Rose et Terrier n’ont guère d’efforts à déployer pour engager Louis Pétraz à entrer lui aussi en Résistance. Louis Petraz va donc mettre sans tarder à la disposition de la Résistance les moyens et facilités auxquels il peut accéder par ses fonctions administratives. Il distrait sur les réserves de la préfecture des tickets de ravitaillement, il établit de varies-fausses pièces d’identité grâce à la complicité de la sténodactylographe Paulette Besson, employée au service des cartes d’identité. Le 1° juillet 1943, il est officiellement intégré au NAP (Noyautage des administrations publiques).  Il est en contact avec François Dumas, chef de division à la préfecture, Henri Miconnet et Robert Modelon, inspecteurs aux renseignements généraux, tous engagés dans cette Résistance secrète de ceux qui mettent leurs attributions et prérogatives publiques au service de la France Libre et de son chef.

Début 1944, Lucien Rose demande à Louis Petraz de participer, en qualité de consultant puis de secrétaire, à des réunions d’un groupe informel de représentants des diverses mouvances syndicales et politiques entrées en Résistance qui vont bientôt constituer un Comité Départemental de Libération clandestin.

Il est présent le jour où Lucien Rose s’adresse ainsi à ses compagnons : « Préparons le moment où nous monterons à la préfecture ». Car le débarquement de Normandie fait désormais entrevoir le jour où Chambéry sera libéré et où le Comité Départemental de Libération montera à la préfecture pour se substituer au préfet vichyste.  

Ce jour adviendra le 22 août 1944. Tandis que Chambéry libéré fête la fuite de l’occupant, le Comité Départemental de Libération se réunit, pour la première fois non clandestinement, dans les murs de la mairie de la Motte Servolex. Louis Petraz, une fois encore, assure le secrétariat de séance.

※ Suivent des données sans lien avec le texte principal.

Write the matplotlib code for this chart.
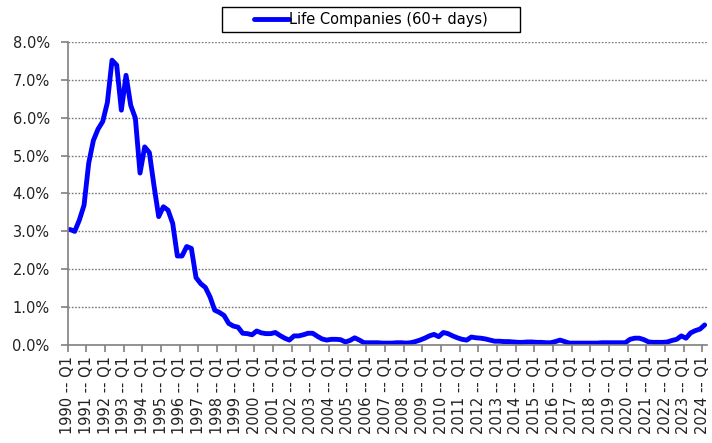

La montée à la préfecture est fixée au lendemain matin 23 août. C’est Lucien Rose président du CDL, accompagné de Charles Savouillan délégué de l’union départementale des syndicats chrétiens qui se présente devant le préfet du gouvernement de Vichy pour lui notifier sa destitution et sa mise en état d’arrestation. Le premier acte public qu’il pose en qualité de nouveau préfet est la nomination d’un chef de cabinet : ce sera Louis Petraz.

Ainsi Louis Petraz va vivre de l’intérieur le rétablissement en Savoie de la légalité républicaine. Il sera tout naturellement présent, toujours dans le sillage de Lucien Rose, ce dimanche 5 novembre 1944, sur le pont des Amours, pour accueillir le chef de la France libre arrivant en visite officielle à Chambéry.

De ces moments, Louis Petraz retirait la conviction de l’impérieuse nécessité du devoir de mémoire incombant aux témoins les ayant vécus.

De ces moments, Louis Petraz avait tiré les leçons pour façonner ce sens de l’intérêt général, de la souveraineté nationale, en un mot ce sens de l’Etat qui était le sien et qui a imprimé le reste de son existence.

Il convenait que son souvenir demeure dans cette ville de Chambéry qu’il a tant aimé et dont l’avenir captait son attention et même sa passion jusqu’à ses derniers instants. C’est aujourd’hui chose faite avec l’attribution de son nom à ce passage blotti au pied de cette préfecture de la Savoie où il a vécu une tranche de vie qui ne fut pas ordinaire.

Ses nombreux amis comme les derniers membres vivants de la communauté de la Résistance ne peuvent que s’en réjouir.